Monday 6 February 2017

Buenos Aires, La Boca and The Opera, opposite ends of the scale

I went for a tour of La Boca. It is the original docking area and where many of the immigrants to Argentina came expecting a new life but ended up here working in the docks and warehouse, the tanneries, meat processing plants.

Yellow fever broke out and those with money moved north to what are now Palermo and Recoleta suburbs and built some of the fantastic palacios that are still to be seen today. In the 1895 census 30% of the Argentine population were born abroad and in BA, it was 50%. The docks also moved north in due course but La Boca was the original landing and living place for those first settlers.


The area today is renowned as a colourful tourist must see area. The residents moved into the abandoned residences of the wealthy who had moved out and thus there is a run down but revitalised kitsch feeling about the pace.

 The main man who helped to make it what it is today is Benito Quinquela Martin and there is a statue of him along the waterfront.
He was single and had no children but took up painting and became a benefactor of the poor working class people of the area. These were the most disadvantaged immigrants who arrived with nothing and had to work in appalling conditions just to make ends meet. And he helped to set up this primary school in the area and was a generous benefactor for the poor of the area.
The trade mark of the area is a sort of jerry built area using whatever was to hand, rough planks, and corrugated iron to build whatever they needed. It was a poor area and anything  and everything  was used to make life a little bit better. And to make it colourful they used spare primary coloured paints to make it attractive. Almost anything was acceptable to the poor immigrants who arrived here and were looking for a new start and so a new sort of life evolved.

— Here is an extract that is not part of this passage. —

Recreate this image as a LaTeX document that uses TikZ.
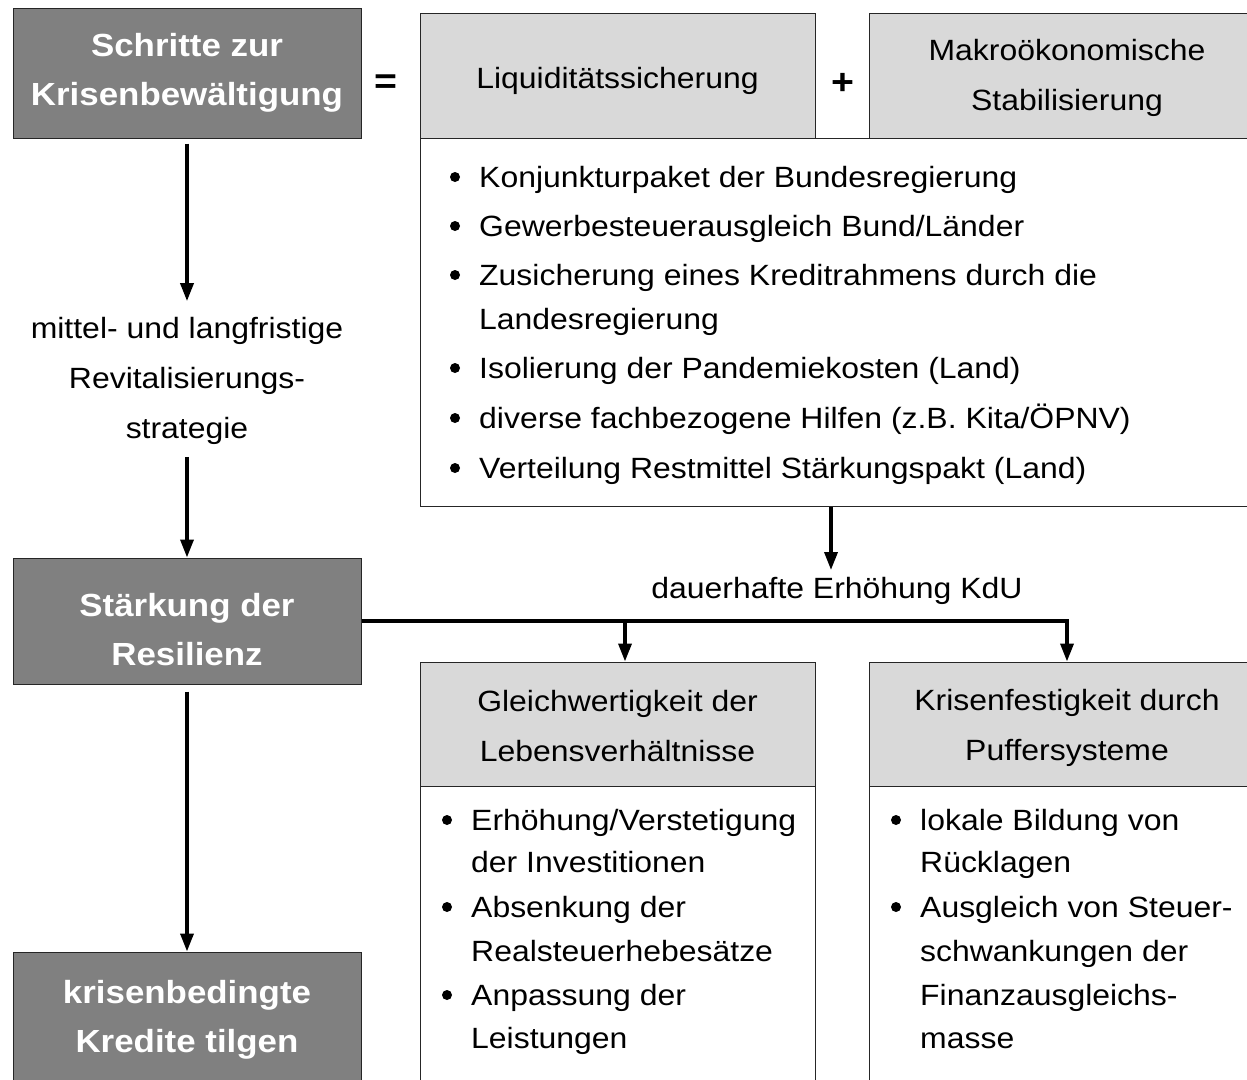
\documentclass[tikz,border=0pt]{standalone}
\usepackage{fontspec}
\setmainfont{Liberation Sans}[FakeStretch=1.09]
\usetikzlibrary{arrows.meta}
\definecolor{darkbox}{HTML}{808080}
\definecolor{lightbox}{HTML}{D9D9D9}
\begin{document}
\begin{tikzpicture}[x=1pt,y=-1pt,
  box/.style={draw=black!85,line width=1pt,rectangle,inner sep=0pt,align=center},
  dark/.style={box,fill=darkbox,text=white,font=\bfseries\fontsize{32}{49}\selectfont},
  light/.style={box,fill=lightbox,font=\fontsize{29.3}{50}\selectfont},
  plain/.style={box,fill=white},
  txt/.style={inner sep=0pt,font=\fontsize{29.3}{49}\selectfont},
  sym/.style={inner sep=0pt,font=\bfseries\fontsize{36}{36}\selectfont},
  dot/.style={circle,fill=black,inner sep=0pt,minimum size=10pt},
  arr/.style={line width=3.5pt,-{Triangle[width=13pt,length=18pt]}}]
\useasboundingbox (0,0) rectangle (1247,1079);
\fill[white] (0,0) rectangle (1247,1079);

% top row
\node[dark,minimum width=348pt,minimum height=130pt] (schritte) at (187,73) {Schritte zur\\Krisenbewältigung};
\node[sym] (eq) at (386,84) {=};
\node[light,minimum width=395pt,minimum height=125pt] (liq) at (617.5,75.5) {\rule{0pt}{32pt}Liquiditätssicherung};
\node[sym] (plus) at (843,84) {+};
\node[light,minimum width=396pt,minimum height=125pt] (makro) at (1067,75.5) {\rule{0pt}{26pt}Makroökonomische\\Stabilisierung};
\node[plain,minimum width=845pt,minimum height=368pt] (mass) at (842.5,322) {};

% measures list
\node[dot] (b1) at (455,177) {};
\node[txt,anchor=base west] (t1) at (479,187) {Konjunkturpaket der Bundesregierung};
\node[dot] (b2) at (455,226) {};
\node[txt,anchor=base west] (t2) at (479,236) {Gewerbesteuerausgleich Bund/Länder};
\node[dot] (b3) at (455,275) {};
\node[txt,anchor=base west] (t3) at (479,285) {Zusicherung eines Kreditrahmens durch die};
\node[txt,anchor=base west] (t3b) at (479,329) {Landesregierung};
\node[dot] (b4) at (455,368) {};
\node[txt,anchor=base west] (t4) at (479,378) {Isolierung der Pandemiekosten (Land)};
\node[dot] (b5) at (455,418) {};
\node[txt,anchor=base west] (t5) at (479,428) {diverse fachbezogene Hilfen (z.B. Kita/ÖPNV)};
\node[dot] (b6) at (455,468) {};
\node[txt,anchor=base west] (t6) at (479,478) {Verteilung Restmittel Stärkungspakt (Land)};

% left column
\node[txt,align=center,font=\fontsize{29.3}{50}\selectfont] (strat) at (187,381) {mittel- und langfristige\\Revitalisierungs-\\strategie};
\node[dark,minimum width=348pt,minimum height=126pt] (staerk) at (187,621) {\rule{0pt}{39.5pt}Stärkung der\\Resilienz};
\node[dark,minimum width=348pt,minimum height=130pt] (kredit) at (187,1017) {\rule{0pt}{28.5pt}krisenbedingte\\Kredite tilgen};

% lower right
\node[txt] (kdu) at (837,591) {dauerhafte Erhöhung KdU};
\node[light,minimum width=395pt,minimum height=124pt] (gleich) at (617.5,724) {\rule{0pt}{24.5pt}Gleichwertigkeit der\\Lebensverhältnisse};
\node[plain,minimum width=395pt,minimum height=297pt,anchor=north] (gleichL) at (617.5,786) {};
\node[light,minimum width=396pt,minimum height=124pt] (krisen) at (1067,724) {\rule{0pt}{29.5pt}Krisenfestigkeit durch\\Puffersysteme};
\node[plain,minimum width=396pt,minimum height=297pt,anchor=north] (krisenL) at (1067,786) {};

\node[dot] (b7) at (447,820) {};
\node[txt,anchor=base west] (t7) at (471,830) {Erhöhung/Verstetigung};
\node[txt,anchor=base west] (t7b) at (471,872) {der Investitionen};
\node[dot] (b8) at (447,907) {};
\node[txt,anchor=base west] (t8) at (471,917) {Absenkung der};
\node[txt,anchor=base west] (t8b) at (471,961) {Realsteuerhebesätze};
\node[dot] (b9) at (447,995) {};
\node[txt,anchor=base west] (t9) at (471,1005) {Anpassung der};
\node[txt,anchor=base west] (t9b) at (471,1048) {Leistungen};

\node[dot] (b10) at (896,820) {};
\node[txt,anchor=base west] (t10) at (920,830) {lokale Bildung von};
\node[txt,anchor=base west] (t10b) at (920,872) {Rücklagen};
\node[dot] (b11) at (896,907) {};
\node[txt,anchor=base west] (t11) at (920,917) {Ausgleich von Steuer-};
\node[txt,anchor=base west] (t11b) at (920,961) {schwankungen der};
\node[txt,anchor=base west] (t11c) at (920,1005) {Finanzausgleichs-};
\node[txt,anchor=base west] (t11d) at (920,1048) {masse};

% connectors
\draw[arr,shorten <=5pt,shorten >=16pt] (schritte.south) -- (strat.north);
\draw[arr,shorten <=12pt] (strat.south) -- (staerk.north);
\draw[arr,shorten <=7pt] (staerk.south) -- (kredit.north);
\coordinate (kdutip) at (831,570);
\draw[arr] (kdutip |- mass.south) -- (kdutip);
\draw[arr] (staerk.east) -| (krisen.north);
\coordinate (fork) at (625,621);
\draw[arr] (fork) -- (fork |- gleich.north);
\end{tikzpicture}
\end{document}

Today it is colourful and a tourist trap of souvenir shops. restaurants, artists selling their wares and of course plenty of authentically dressed dancers ready to tango or at least pose with tourists as this was where the tango and the music to go with it were invented.


Even some of the back streets were interesting and colourful.
There are still railway tracks running through the area as goods have to be moved between the warehouses on the waterfront and the distant farms and factories.
 And in the midst of all this was a major football stadium for CABJs, the Baco Juniors. I am not interested in football but many people come here just to see the stadium.
 The significance of the stadium was lost on me but many people come just to see the stadium but then I am no football aficionado.
 And at the other  end of the scale is the opera house, built by the families who benefitted from the sweat and labour of the immigrants and built their grand mansions nd many fine public buildings including the opera house that I viewed the day before but didn't have a chance to walk around the inside. But on my return from La Boca, I took a tour of the inside of the Teatro Colon with its magnificent entrance for the wealthy who held boxes in the best positions.
 The entrance was fantastic and all of the architecture based on 19th century French or European styles although it was built at the turn of the century and not finished until 1912.
 No expense was spared and there are spectacular stained glass domes...
 intricate Ionian column heads...
 and halls...
with more stained glassed foods...
 and delicate carvings...
 and very ornamental French style reception areas...it might look 19th century or even earlier but it was completed in 1908.
 with ornate roofs...
 and finally the inside of the dome above the main auditorium...
 and a great view of the main area, a view of the tiers of private boxes. The best position to watch from the position central and low down to the stage. The president and mayor had boxes low down txt down to the stage and so very always very visible but had a poor view of the stage. In contrast the music was best  up towards the Gods  where tickets were cheapest as people there would be out of sight.
 A view from the orchestra pit upwards towards the best viewing seats and of course the most expensive.